Que el ser humano es una criatura
sectaria resulta algo bastante evidente, a la luz de la historia. En un mundo
secularizado las querencias extremistas, en lugar de desaparecer, simplemente
se redirigen: hoy afectan a ideologías de cualquier signo como ayer afectaron a
la religión, el orgullo patrio o las opiniones sobre la sexualidad del vecino. Sólo se pueden hacer dos cosas con esta propensión: o encerrarse
en un culto marginal, lo que conlleva la intransigencia hacia las otras
posiciones y favorece la enemistad y el conflicto, o trasladar esa necesidad de
construir una obra común a la luz pública mediante la intervención en un juego
político lo más justo posible. Si nos mantenemos al margen nunca podremos descansar tranquilos con la resignada excusa de que "el pueblo ha hablado" y allá ellos, échate unas birras. Nos sucederá como a aquellos que se toman la justicia por su mano: al no haber un tribunal de por medio que garantice el cumplimiento de la ley, daremos, en nuestro furor, cuatro tortas por cada dos recibidas.

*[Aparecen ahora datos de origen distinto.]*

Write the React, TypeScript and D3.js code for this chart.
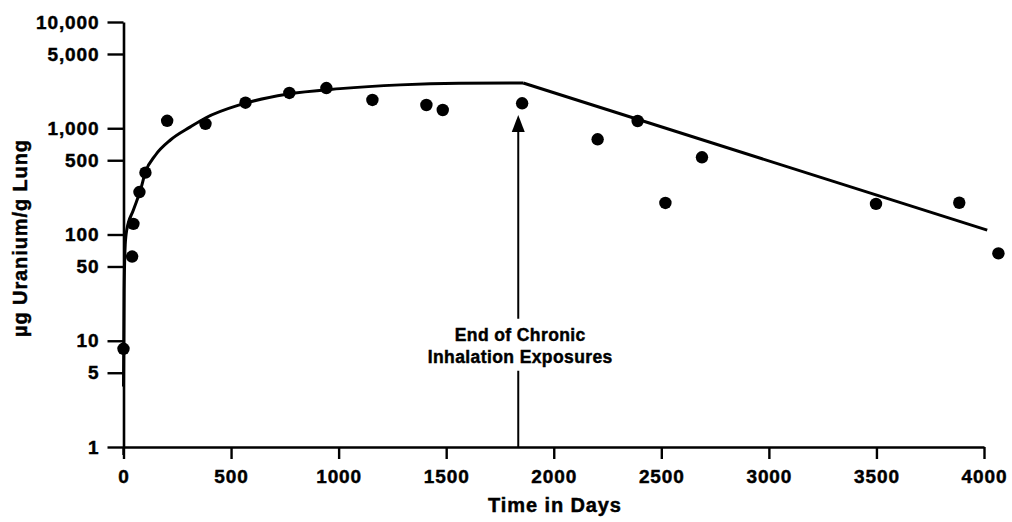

Muchos individualistas, en lugar de
aceptar la elección de la mayoría, la niegan de raíz calificándola de tiranía y liberticidio. Objetivistas o laicos, tienden a retirarse de ese
modelo de debate, ofreciendo una apariencia sectaria sorprendente si tenemos en
cuenta la preponderancia de sus intereses en fenómenos internacionales como los
planes de austeridad y la globalización, por citar dos de los gordos. Paradójicamente,
al negar de raíz todo lo que suene a “política” y “proyecto estatal” y
pretender superarlo, se incurre en el sentimiento del clan y la tribu, que es, si
hablamos en términos estrictamente históricos, el estado de cosas anterior a la
invención del sistema democrático, donde las diferencias sólo se podían saldar,
en la ausencia de un medio de contención de las opiniones o de equilibrio entre
ellas, con trincheras, sopapos y miradas torvas.